Supplement industry stakeholders are concerned that, if interpreted broadly, Sec. 912 would stifle innovation by preventing firms from researching ingredients because doing so might bar their introduction altogether. "The Tan Sheet" reported industry's misgivings about the provision here and here.
FDA acknowledges it is wrestling with a regulatory quandary in Sec. 912. CFSAN Director Stephen Sundlof has said the provision "causes some problems for us" because it could make illegal any food substance originally evaluated, but not approved, as a drug.
Further, an attorney in the Department of Health and Human Services general counsel's office said action probably would wait until after the Obama administration was settled in at FDA.
The Senate committee marked up the bill with FDA's appropriation, S. 1406, on July 7. S. 1406 matches President Obama's overall budget request for FDA, with a direct appropriation of $2.34 billion and $687 million in user fees for a total of $3.02 billion. The agency's total fiscal 2009 appropriation was $2.7 billion.
The bill also matches the administration's request for direct appropriations for FDA's food and human drug activities. It includes $783 million for food activities, with $236 million going to the Center for Food Safety and Applied Nutrition and $546.5 million for field activities by CFSAN and other FDA offices.

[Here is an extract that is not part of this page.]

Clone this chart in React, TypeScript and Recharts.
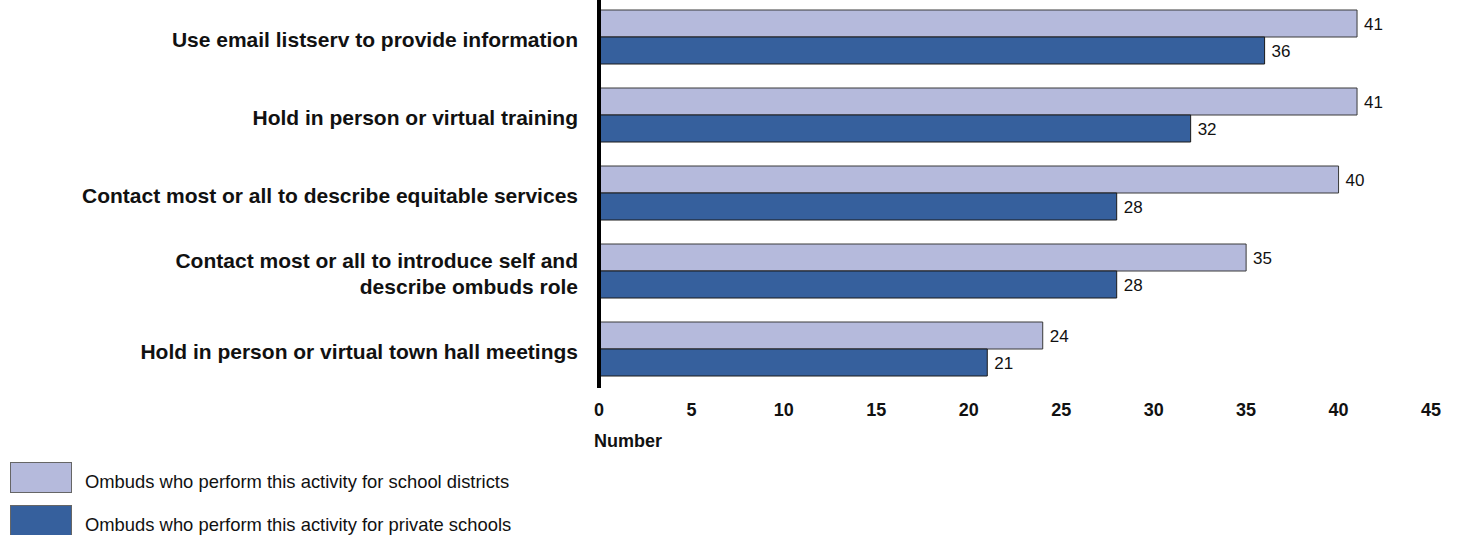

For human drugs, the bill sets a direct appropriation of $458 million, including $330 million for the Center for Drug Evaluation and Research and $128 million for field activities.
FDA's fiscal 2009 appropriation for CDER and human drug field activities was $413.5 million and for CFSAN and food field activities it was $648.7 million.
The House was scheduled to vote today on its appropriations bill including FDA's spending, H.R. 2997.